▸ **DATASET EXTRACT**
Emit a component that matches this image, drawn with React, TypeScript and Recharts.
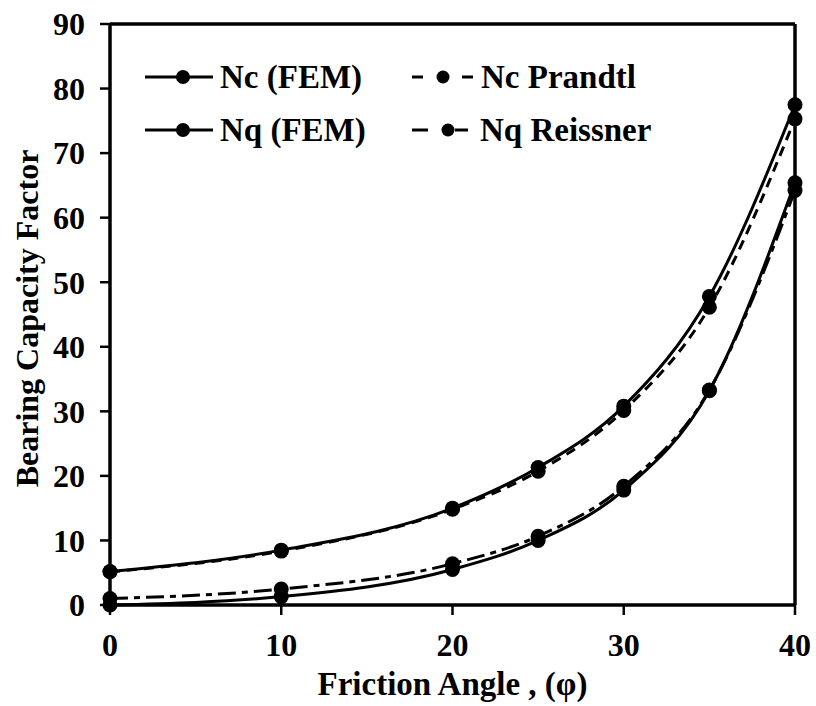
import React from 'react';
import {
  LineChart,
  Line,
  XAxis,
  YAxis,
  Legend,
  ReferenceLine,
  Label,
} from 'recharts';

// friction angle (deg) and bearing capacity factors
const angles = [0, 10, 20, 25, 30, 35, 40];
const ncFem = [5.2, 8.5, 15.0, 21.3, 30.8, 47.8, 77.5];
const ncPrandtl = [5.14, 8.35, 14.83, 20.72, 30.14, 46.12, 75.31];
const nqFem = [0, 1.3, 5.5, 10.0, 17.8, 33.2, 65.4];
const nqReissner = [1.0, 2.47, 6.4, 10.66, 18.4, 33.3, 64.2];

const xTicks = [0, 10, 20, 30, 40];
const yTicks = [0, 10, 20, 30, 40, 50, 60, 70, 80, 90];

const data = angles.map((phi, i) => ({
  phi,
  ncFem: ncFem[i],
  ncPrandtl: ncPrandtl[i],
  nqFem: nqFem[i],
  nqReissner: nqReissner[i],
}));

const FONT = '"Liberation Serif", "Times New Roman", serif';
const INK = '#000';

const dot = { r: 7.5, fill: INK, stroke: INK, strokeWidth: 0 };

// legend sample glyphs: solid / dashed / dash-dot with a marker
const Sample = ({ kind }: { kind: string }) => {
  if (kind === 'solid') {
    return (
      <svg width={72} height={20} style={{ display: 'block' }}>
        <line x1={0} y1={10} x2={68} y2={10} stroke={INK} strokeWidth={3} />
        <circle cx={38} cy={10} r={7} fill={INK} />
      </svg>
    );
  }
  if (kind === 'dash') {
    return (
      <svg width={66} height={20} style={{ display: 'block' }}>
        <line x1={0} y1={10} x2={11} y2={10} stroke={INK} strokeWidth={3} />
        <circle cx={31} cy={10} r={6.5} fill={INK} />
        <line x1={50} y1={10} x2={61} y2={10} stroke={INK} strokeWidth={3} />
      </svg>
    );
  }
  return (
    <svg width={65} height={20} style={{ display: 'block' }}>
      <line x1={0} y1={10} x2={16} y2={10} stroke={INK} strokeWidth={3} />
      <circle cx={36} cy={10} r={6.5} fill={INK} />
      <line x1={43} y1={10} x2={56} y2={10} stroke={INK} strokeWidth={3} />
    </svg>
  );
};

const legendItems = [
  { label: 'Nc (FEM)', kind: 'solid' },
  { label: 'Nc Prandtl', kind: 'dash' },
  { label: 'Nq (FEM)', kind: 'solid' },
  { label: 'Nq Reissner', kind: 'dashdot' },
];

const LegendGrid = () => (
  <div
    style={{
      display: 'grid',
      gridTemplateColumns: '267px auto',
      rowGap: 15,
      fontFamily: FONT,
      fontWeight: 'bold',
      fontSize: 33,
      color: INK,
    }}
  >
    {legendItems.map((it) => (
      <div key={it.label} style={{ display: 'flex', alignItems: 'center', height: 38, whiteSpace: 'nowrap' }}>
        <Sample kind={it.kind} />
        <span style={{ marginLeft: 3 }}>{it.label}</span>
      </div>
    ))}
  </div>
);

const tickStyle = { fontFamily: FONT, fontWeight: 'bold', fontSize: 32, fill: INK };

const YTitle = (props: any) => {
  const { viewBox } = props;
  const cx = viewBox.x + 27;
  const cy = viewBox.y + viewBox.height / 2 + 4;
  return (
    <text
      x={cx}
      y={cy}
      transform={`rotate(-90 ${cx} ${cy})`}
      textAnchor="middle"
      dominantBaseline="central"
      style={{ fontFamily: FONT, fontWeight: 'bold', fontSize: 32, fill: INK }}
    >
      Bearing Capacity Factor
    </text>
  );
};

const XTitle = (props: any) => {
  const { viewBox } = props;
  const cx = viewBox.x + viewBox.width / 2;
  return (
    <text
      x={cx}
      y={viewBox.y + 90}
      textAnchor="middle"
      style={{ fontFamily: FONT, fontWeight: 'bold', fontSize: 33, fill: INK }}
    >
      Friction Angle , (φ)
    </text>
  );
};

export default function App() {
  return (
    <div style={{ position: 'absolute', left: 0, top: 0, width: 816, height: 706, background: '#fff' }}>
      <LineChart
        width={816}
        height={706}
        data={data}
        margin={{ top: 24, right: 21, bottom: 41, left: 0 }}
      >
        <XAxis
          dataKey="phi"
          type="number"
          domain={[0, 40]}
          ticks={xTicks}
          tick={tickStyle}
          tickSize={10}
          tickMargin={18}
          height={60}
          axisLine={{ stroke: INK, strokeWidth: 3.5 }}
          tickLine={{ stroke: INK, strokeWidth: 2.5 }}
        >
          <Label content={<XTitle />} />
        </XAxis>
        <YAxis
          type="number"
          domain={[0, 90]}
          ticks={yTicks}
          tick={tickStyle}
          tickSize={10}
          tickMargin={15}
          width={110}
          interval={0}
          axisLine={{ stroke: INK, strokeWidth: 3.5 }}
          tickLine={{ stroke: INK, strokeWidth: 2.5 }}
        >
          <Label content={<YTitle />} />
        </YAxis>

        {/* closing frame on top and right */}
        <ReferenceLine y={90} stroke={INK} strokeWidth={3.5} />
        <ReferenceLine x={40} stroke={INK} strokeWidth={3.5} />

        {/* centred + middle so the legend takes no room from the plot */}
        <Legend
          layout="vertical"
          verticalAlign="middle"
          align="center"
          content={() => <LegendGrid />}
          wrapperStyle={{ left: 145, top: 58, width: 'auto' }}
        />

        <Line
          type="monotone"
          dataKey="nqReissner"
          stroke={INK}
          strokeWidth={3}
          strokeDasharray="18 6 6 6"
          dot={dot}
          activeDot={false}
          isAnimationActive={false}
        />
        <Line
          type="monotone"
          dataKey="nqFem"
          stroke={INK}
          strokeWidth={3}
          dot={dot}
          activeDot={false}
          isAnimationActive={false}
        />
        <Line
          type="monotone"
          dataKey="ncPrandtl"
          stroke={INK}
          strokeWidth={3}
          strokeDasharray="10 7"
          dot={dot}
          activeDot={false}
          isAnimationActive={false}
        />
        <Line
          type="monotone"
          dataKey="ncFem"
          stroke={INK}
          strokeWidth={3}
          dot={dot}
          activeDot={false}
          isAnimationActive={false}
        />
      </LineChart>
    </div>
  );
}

▸ **WHAT TO DO**
Without the pictures, print the whole listing exactly as given.

▸ **RESPONSE BELOW**
Emit a component that matches this image, drawn with React, TypeScript and Recharts.
import React from 'react';
import {
  LineChart,
  Line,
  XAxis,
  YAxis,
  Legend,
  ReferenceLine,
  Label,
} from 'recharts';

// friction angle (deg) and bearing capacity factors
const angles = [0, 10, 20, 25, 30, 35, 40];
const ncFem = [5.2, 8.5, 15.0, 21.3, 30.8, 47.8, 77.5];
const ncPrandtl = [5.14, 8.35, 14.83, 20.72, 30.14, 46.12, 75.31];
const nqFem = [0, 1.3, 5.5, 10.0, 17.8, 33.2, 65.4];
const nqReissner = [1.0, 2.47, 6.4, 10.66, 18.4, 33.3, 64.2];

const xTicks = [0, 10, 20, 30, 40];
const yTicks = [0, 10, 20, 30, 40, 50, 60, 70, 80, 90];

const data = angles.map((phi, i) => ({
  phi,
  ncFem: ncFem[i],
  ncPrandtl: ncPrandtl[i],
  nqFem: nqFem[i],
  nqReissner: nqReissner[i],
}));

const FONT = '"Liberation Serif", "Times New Roman", serif';
const INK = '#000';

const dot = { r: 7.5, fill: INK, stroke: INK, strokeWidth: 0 };

// legend sample glyphs: solid / dashed / dash-dot with a marker
const Sample = ({ kind }: { kind: string }) => {
  if (kind === 'solid') {
    return (
      <svg width={72} height={20} style={{ display: 'block' }}>
        <line x1={0} y1={10} x2={68} y2={10} stroke={INK} strokeWidth={3} />
        <circle cx={38} cy={10} r={7} fill={INK} />
      </svg>
    );
  }
  if (kind === 'dash') {
    return (
      <svg width={66} height={20} style={{ display: 'block' }}>
        <line x1={0} y1={10} x2={11} y2={10} stroke={INK} strokeWidth={3} />
        <circle cx={31} cy={10} r={6.5} fill={INK} />
        <line x1={50} y1={10} x2={61} y2={10} stroke={INK} strokeWidth={3} />
      </svg>
    );
  }
  return (
    <svg width={65} height={20} style={{ display: 'block' }}>
      <line x1={0} y1={10} x2={16} y2={10} stroke={INK} strokeWidth={3} />
      <circle cx={36} cy={10} r={6.5} fill={INK} />
      <line x1={43} y1={10} x2={56} y2={10} stroke={INK} strokeWidth={3} />
    </svg>
  );
};

const legendItems = [
  { label: 'Nc (FEM)', kind: 'solid' },
  { label: 'Nc Prandtl', kind: 'dash' },
  { label: 'Nq (FEM)', kind: 'solid' },
  { label: 'Nq Reissner', kind: 'dashdot' },
];

const LegendGrid = () => (
  <div
    style={{
      display: 'grid',
      gridTemplateColumns: '267px auto',
      rowGap: 15,
      fontFamily: FONT,
      fontWeight: 'bold',
      fontSize: 33,
      color: INK,
    }}
  >
    {legendItems.map((it) => (
      <div key={it.label} style={{ display: 'flex', alignItems: 'center', height: 38, whiteSpace: 'nowrap' }}>
        <Sample kind={it.kind} />
        <span style={{ marginLeft: 3 }}>{it.label}</span>
      </div>
    ))}
  </div>
);

const tickStyle = { fontFamily: FONT, fontWeight: 'bold', fontSize: 32, fill: INK };

const YTitle = (props: any) => {
  const { viewBox } = props;
  const cx = viewBox.x + 27;
  const cy = viewBox.y + viewBox.height / 2 + 4;
  return (
    <text
      x={cx}
      y={cy}
      transform={`rotate(-90 ${cx} ${cy})`}
      textAnchor="middle"
      dominantBaseline="central"
      style={{ fontFamily: FONT, fontWeight: 'bold', fontSize: 32, fill: INK }}
    >
      Bearing Capacity Factor
    </text>
  );
};

const XTitle = (props: any) => {
  const { viewBox } = props;
  const cx = viewBox.x + viewBox.width / 2;
  return (
    <text
      x={cx}
      y={viewBox.y + 90}
      textAnchor="middle"
      style={{ fontFamily: FONT, fontWeight: 'bold', fontSize: 33, fill: INK }}
    >
      Friction Angle , (φ)
    </text>
  );
};

export default function App() {
  return (
    <div style={{ position: 'absolute', left: 0, top: 0, width: 816, height: 706, background: '#fff' }}>
      <LineChart
        width={816}
        height={706}
        data={data}
        margin={{ top: 24, right: 21, bottom: 41, left: 0 }}
      >
        <XAxis
          dataKey="phi"
          type="number"
          domain={[0, 40]}
          ticks={xTicks}
          tick={tickStyle}
          tickSize={10}
          tickMargin={18}
          height={60}
          axisLine={{ stroke: INK, strokeWidth: 3.5 }}
          tickLine={{ stroke: INK, strokeWidth: 2.5 }}
        >
          <Label content={<XTitle />} />
        </XAxis>
        <YAxis
          type="number"
          domain={[0, 90]}
          ticks={yTicks}
          tick={tickStyle}
          tickSize={10}
          tickMargin={15}
          width={110}
          interval={0}
          axisLine={{ stroke: INK, strokeWidth: 3.5 }}
          tickLine={{ stroke: INK, strokeWidth: 2.5 }}
        >
          <Label content={<YTitle />} />
        </YAxis>

        {/* closing frame on top and right */}
        <ReferenceLine y={90} stroke={INK} strokeWidth={3.5} />
        <ReferenceLine x={40} stroke={INK} strokeWidth={3.5} />

        {/* centred + middle so the legend takes no room from the plot */}
        <Legend
          layout="vertical"
          verticalAlign="middle"
          align="center"
          content={() => <LegendGrid />}
          wrapperStyle={{ left: 145, top: 58, width: 'auto' }}
        />

        <Line
          type="monotone"
          dataKey="nqReissner"
          stroke={INK}
          strokeWidth={3}
          strokeDasharray="18 6 6 6"
          dot={dot}
          activeDot={false}
          isAnimationActive={false}
        />
        <Line
          type="monotone"
          dataKey="nqFem"
          stroke={INK}
          strokeWidth={3}
          dot={dot}
          activeDot={false}
          isAnimationActive={false}
        />
        <Line
          type="monotone"
          dataKey="ncPrandtl"
          stroke={INK}
          strokeWidth={3}
          strokeDasharray="10 7"
          dot={dot}
          activeDot={false}
          isAnimationActive={false}
        />
        <Line
          type="monotone"
          dataKey="ncFem"
          stroke={INK}
          strokeWidth={3}
          dot={dot}
          activeDot={false}
          isAnimationActive={false}
        />
      </LineChart>
    </div>
  );
}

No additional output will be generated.